The last three lines are interestingly anticlimactic. Having delved a little into the deeper implications of the heifer’s treatment, the poem comes back to the observable reality. The heifer carries on, just a little more thoughtful than before. This is ordinary, the poem seems to say; if there’s something amiss here, it’s deeply ingrained in a way of doing things, and we may just have to live with moral complexity.

You might like to find a metaphorical resonance in the poem. Is it perhaps talking about the way we are all constrained by the profit-orientated society we live in. Do we accept with an irritated shrug the limits imposed our wild natures? My two bob’s worth: sometimes a heifer is just a heifer, and that’s enough for me.
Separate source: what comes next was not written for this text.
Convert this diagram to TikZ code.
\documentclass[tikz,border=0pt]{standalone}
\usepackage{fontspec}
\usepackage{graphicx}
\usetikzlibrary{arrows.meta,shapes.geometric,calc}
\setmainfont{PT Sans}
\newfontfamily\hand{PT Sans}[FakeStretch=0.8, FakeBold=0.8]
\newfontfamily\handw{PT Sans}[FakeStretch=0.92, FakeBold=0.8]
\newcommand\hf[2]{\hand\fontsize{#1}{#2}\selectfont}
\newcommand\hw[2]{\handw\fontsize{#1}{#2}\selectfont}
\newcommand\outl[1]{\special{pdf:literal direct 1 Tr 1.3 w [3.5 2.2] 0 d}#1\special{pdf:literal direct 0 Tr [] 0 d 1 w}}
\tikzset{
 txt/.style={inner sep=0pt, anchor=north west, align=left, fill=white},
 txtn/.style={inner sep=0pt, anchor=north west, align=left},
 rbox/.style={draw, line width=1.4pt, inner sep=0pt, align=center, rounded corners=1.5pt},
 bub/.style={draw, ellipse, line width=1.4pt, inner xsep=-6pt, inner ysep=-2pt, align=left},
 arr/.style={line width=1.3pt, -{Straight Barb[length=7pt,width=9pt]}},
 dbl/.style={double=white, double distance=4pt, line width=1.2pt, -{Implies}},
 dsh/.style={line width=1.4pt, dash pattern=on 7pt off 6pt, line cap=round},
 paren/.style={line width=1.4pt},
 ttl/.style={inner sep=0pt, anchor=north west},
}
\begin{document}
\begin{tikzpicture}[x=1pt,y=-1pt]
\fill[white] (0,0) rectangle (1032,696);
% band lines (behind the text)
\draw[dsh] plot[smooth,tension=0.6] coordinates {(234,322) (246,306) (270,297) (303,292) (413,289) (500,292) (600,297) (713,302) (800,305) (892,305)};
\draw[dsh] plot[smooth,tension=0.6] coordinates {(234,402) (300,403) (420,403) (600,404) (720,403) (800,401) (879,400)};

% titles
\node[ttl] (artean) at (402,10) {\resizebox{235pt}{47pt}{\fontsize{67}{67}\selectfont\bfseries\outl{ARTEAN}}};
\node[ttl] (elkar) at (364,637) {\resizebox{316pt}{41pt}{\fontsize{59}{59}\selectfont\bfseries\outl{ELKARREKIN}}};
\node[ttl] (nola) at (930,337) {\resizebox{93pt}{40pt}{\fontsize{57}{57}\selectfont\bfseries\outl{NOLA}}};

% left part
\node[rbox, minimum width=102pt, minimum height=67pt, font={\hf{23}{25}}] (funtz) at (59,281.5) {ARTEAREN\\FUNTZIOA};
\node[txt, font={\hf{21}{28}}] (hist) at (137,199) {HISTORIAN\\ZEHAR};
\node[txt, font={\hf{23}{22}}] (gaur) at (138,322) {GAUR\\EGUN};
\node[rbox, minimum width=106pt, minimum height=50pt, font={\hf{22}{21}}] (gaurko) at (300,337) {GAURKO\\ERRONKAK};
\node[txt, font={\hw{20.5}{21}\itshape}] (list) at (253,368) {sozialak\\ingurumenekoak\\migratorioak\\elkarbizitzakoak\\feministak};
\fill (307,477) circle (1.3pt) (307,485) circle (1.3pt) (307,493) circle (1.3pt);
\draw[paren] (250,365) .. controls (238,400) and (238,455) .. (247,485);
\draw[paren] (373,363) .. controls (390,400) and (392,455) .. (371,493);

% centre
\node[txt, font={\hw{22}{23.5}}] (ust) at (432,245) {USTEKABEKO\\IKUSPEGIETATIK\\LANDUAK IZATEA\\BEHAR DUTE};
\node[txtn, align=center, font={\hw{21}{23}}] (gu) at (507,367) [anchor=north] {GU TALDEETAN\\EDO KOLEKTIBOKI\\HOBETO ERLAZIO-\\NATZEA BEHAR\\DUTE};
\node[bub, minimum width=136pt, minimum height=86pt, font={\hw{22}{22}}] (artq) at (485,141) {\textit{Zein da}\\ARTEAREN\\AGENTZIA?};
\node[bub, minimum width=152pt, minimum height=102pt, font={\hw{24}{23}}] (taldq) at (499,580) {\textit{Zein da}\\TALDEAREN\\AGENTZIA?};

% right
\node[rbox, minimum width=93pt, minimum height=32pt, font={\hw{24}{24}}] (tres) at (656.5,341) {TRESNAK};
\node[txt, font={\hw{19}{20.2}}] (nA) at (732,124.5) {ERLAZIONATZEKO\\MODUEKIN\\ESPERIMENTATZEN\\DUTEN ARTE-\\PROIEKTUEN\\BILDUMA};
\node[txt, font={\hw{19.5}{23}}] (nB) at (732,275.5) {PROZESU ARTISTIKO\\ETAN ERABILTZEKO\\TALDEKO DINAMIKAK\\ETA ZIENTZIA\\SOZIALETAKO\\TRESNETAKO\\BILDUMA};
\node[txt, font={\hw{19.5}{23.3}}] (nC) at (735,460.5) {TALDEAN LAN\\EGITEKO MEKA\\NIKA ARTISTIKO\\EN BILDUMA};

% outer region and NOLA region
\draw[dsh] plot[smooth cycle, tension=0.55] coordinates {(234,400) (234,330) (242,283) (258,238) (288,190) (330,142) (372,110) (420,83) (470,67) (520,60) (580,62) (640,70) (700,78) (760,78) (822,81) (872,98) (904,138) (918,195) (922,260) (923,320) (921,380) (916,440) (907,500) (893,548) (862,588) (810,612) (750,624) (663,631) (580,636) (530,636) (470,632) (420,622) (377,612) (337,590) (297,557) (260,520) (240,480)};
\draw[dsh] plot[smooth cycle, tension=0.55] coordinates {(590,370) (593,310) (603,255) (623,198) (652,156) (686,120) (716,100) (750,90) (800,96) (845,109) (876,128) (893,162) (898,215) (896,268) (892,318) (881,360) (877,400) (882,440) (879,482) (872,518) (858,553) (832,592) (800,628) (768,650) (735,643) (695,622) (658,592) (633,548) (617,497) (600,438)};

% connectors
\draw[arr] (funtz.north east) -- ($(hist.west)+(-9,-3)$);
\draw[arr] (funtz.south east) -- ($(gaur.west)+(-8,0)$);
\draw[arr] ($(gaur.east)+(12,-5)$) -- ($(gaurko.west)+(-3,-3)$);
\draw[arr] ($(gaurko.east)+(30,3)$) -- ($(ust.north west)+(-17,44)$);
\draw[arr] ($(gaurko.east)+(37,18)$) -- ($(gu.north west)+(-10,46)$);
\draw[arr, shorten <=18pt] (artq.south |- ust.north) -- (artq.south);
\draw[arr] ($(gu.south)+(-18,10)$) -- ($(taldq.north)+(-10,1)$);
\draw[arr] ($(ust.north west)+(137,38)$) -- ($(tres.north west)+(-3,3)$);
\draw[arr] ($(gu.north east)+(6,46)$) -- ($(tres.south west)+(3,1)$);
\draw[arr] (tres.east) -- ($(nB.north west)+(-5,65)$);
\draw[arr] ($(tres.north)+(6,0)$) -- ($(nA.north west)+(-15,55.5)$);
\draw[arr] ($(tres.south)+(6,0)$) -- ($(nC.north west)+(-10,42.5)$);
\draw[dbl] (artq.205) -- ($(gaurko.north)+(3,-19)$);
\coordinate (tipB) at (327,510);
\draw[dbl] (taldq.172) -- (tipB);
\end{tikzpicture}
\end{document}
2 responses to “Brendan Ryan on the Lowlands of Moyne

  1. You take me back to a time I was 13 and spending a summer on “Haning” – the farm of friends near Bendemeer (years later discovering there were Scottish ancestral connections) driving a tractor to bale up the lucerne hay for transfer to the shed/barn, saddling the dangerous white-eyed horse always looking for the chance to nip or brush off the rider (failing to do either but requiring one’s wits about one) to round up the herd in the far paddock down the public road (little travelled back in those days nearly 60 years ago) and milking the house cow – aching, curling, milk-stripping fingers – and the separating, churning of butter – and then cleaning the equipment. I remember relishing everything – digging up potatoes, a swim in the river at the foot of the slope largely did for end-of-day bathing – tilly lamps, homemade bread and jams – everything it seemed to me – and though I have never ever had troubles drifting within a minute or two off to sleep – somehow the cooler nights (a thousand metres above sea level) saw me sinking into the softness of bedding and then floating into the Land of Nod! Until suddenly dawn and up for chores before breakfast and the rising heat. And totally unexpectedly a pound for my efforts – each week! Someone must have been happy with me! (Wishing I had Brendan’s poetic flair – as much as your own, Jonathan!)